Au cours de son passage aux Finances canadiennes, Jim Flaherty aura eu l'occasion de présenter neuf budgets, de piloter le retour prochain à l'équilibre budgétaire après une dure récession, d'annoncer des baisses du fardeau fiscal des particuliers et des entreprises, de diminuer le déséquilibre fiscal entre Ottawa et les provinces, de conclure des ententes avec trois d'entre elles pour harmoniser les taxes de vente en échange de compensations et de faire preuve d'entêtement dans le dossier des autorités des marchés financiers.

À son arrivée aux commandes en 2006, au sein d'un gouvernement minoritaire, les finances publiques engendrent des surplus depuis 1999. M. Flaherty remplit une promesse électorale en abaissant d'un point de pourcentage la taxe sur les produits et les services (TPS). Il retranchera un autre point deux ans après, malgré les signes de récession qui se multiplient.

L'année suivante, il fait siennes les recommandations du Groupe d'experts sur la péréquation, mis sur pied par un Paul Martin cédant aux pressions des provinces. Le Québec est le grand gagnant de cette réforme qui permet alors à Jean Charest de promettre des baisses d'impôt en pleine campagne électorale.

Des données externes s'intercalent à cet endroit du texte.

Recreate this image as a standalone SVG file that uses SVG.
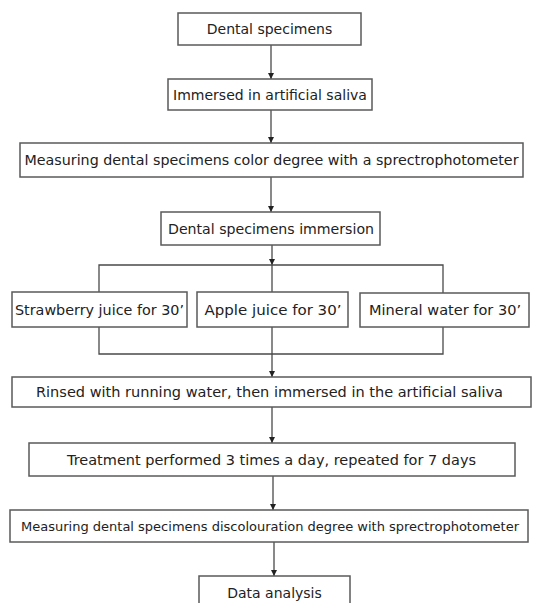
<svg xmlns="http://www.w3.org/2000/svg" width="539" height="603" viewBox="0 0 539 603">
<style>
.box{fill:#fff;stroke:#5a5a5a;stroke-width:1.5}
.t{font-family:"DejaVu Sans","Liberation Sans",sans-serif;font-size:14px;fill:#222;text-anchor:middle}
.s{font-size:13px}
.c{fill:none;stroke:#4a4a4a;stroke-width:1.3}
.a{fill:none;stroke:#4a4a4a;stroke-width:1.3;marker-end:url(#ah)}
</style>
<defs>
<marker id="ah" viewBox="0 0 8 8" refX="8" refY="4" markerWidth="6" markerHeight="6" markerUnits="userSpaceOnUse" orient="auto">
<path d="M0,0 L8,4 L0,8 Z" fill="#222"/>
</marker>
</defs>
<rect width="539" height="603" fill="#fff"/>
<g id="connectors">
<line class="a" x1="271" y1="45" x2="271" y2="79"/>
<line class="a" x1="271" y1="110" x2="271" y2="143"/>
<line class="a" x1="271" y1="177" x2="271" y2="212"/>
<line class="a" x1="272" y1="245" x2="272" y2="265"/>
<polyline class="c" points="99,292 99,265 443,265 443,293"/>
<line class="c" x1="272" y1="265" x2="272" y2="292"/>
<polyline class="c" points="99,327 99,354 443,354 443,327"/>
<line class="c" x1="272" y1="327" x2="272" y2="354"/>
<line class="a" x1="272" y1="354" x2="272" y2="377"/>
<line class="a" x1="272" y1="407" x2="272" y2="443"/>
<line class="a" x1="273" y1="476" x2="273" y2="510"/>
<line class="a" x1="274" y1="542" x2="274" y2="576"/>
</g>
<g id="n1"><rect class="box" x="178" y="13" width="183" height="32"/><text class="t" x="269.5" y="34">Dental specimens</text></g>
<g id="n2"><rect class="box" x="168" y="79" width="204" height="31"/><text class="t" x="270" y="99.5">Immersed in artificial saliva</text></g>
<g id="n3"><rect class="box" x="20" y="143" width="503" height="34"/><text class="t" x="271.5" y="165" textLength="494" lengthAdjust="spacingAndGlyphs">Measuring dental specimens color degree with a sprectrophotometer</text></g>
<g id="n4"><rect class="box" x="161" y="212" width="219" height="33"/><text class="t" x="271" y="233.5" textLength="206" lengthAdjust="spacingAndGlyphs">Dental specimens immersion</text></g>
<g id="n5"><rect class="box" x="12" y="292" width="175" height="35"/><text class="t" x="99.5" y="314.5" textLength="169" lengthAdjust="spacingAndGlyphs">Strawberry juice for 30’</text></g>
<g id="n6"><rect class="box" x="197" y="292" width="151" height="35"/><text class="t" x="273" y="314.5" textLength="137" lengthAdjust="spacingAndGlyphs">Apple juice for 30’</text></g>
<g id="n7"><rect class="box" x="360" y="293" width="169" height="34"/><text class="t" x="445" y="314.5" textLength="152" lengthAdjust="spacingAndGlyphs">Mineral water for 30’</text></g>
<g id="n8"><rect class="box" x="12" y="377" width="519" height="30"/><text class="t" x="269.5" y="397" textLength="467" lengthAdjust="spacingAndGlyphs">Rinsed with running water, then immersed in the artificial saliva</text></g>
<g id="n9"><rect class="box" x="29" y="443" width="486" height="33"/><text class="t" x="271.5" y="464.5" textLength="409" lengthAdjust="spacingAndGlyphs">Treatment performed 3 times a day, repeated for 7 days</text></g>
<g id="n10"><rect class="box" x="10" y="510" width="518" height="32"/><text class="t s" x="270" y="531" textLength="498" lengthAdjust="spacingAndGlyphs">Measuring dental specimens discolouration degree with sprectrophotometer</text></g>
<g id="n11"><rect class="box" x="199" y="576" width="151" height="40"/><text class="t" x="274.5" y="598">Data analysis</text></g>
</svg>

M. Flaherty sera vertement critiqué pour cette réforme, pourtant équitable, par des provinces comme Terre-Neuve-et-Labrador et la Saskatchewan, dont les rentrées fiscales tirées de l'exploitation pétrolière les excluront de la péréquation.

M. Flaherty aura aussi fait preuve de transparence dans le versement des paiements de transfert. Il clame avoir rétabli l'équilibre fiscal entre Ottawa et les provinces.

Les choses se gâtent toutefois en 2008 pour le ministre. Les économistes, qui l'avaient déjà critiqué pour avoir abaissé la TPS plutôt que les tables d'impôt, lui reprochent de s'entêter à rembourser la dette, au lieu de prévoir une réserve pour faire face à la récession qui s'attaque déjà à l'économie américaine à belles dents. M. Flaherty choisit même de remplir une autre promesse électorale : la création du Compte d'épargne libre d'impôt, qui privera à terme le Trésor fédéral de recettes de plus en plus considérables.

Quand la récession frappe le Canada, le ministre ouvre les vannes, comme le prescrivent le FMI et l'OCDE. Malgré des dépenses additionnelles de 40 milliards sur deux ans, M. Flaherty croit pouvoir rétablir l'équilibre budgétaire en 2013-2014. L'exercice qui prend fin se soldera plutôt par un déficit aux environs de 15 milliards.

Néanmoins, la sortie du rouge reste possible en 2014-2015, alors que l'exercice suivant sera selon toute vraisemblance marqué par un surplus substantiel.

M. Flaherty s'y est pris tout autrement que Paul Martin pour redresser les finances publiques.

Il n'a pas sabré les transferts aux provinces ni décrété le gel des déductions fiscales. Il a choisi d'amincir la fonction publique et les services publics offerts par Ottawa. Les coupes dans le service postal annoncées dernièrement en sont une manifestation.

Le ministre a même diminué le taux d'imposition de l'impôt sur le revenu des sociétés, pourtant parmi les plus faibles des pays économiquement avancés.

Parallèlement au redressement des finances publiques, M. Flaherty a annoncé le plafonnement des hausses de paiements de transfert aux provinces et dédommagé l'Ontario et le Québec pour avoir harmonisé leur taxe de vente. Une entente avait aussi été conclue avec la Colombie-Britannique, mais elle a été rejetée par référendum.

M. Flaherty termine sa carrière à la veille du retour à l'équilibre budgétaire qu'il aura orchestré. Un peu comme Moïse qui n'a pu qu'entrevoir la Terre promise.

En revanche, il laisse en plan un chantier auquel le Québec et, sans doute, d'autres provinces vont s'opposer : la création d'une seule autorité pancanadienne des marchés financiers, basée à Toronto, même s'il s'agit d'une compétence provinciale confirmée par la Cour suprême.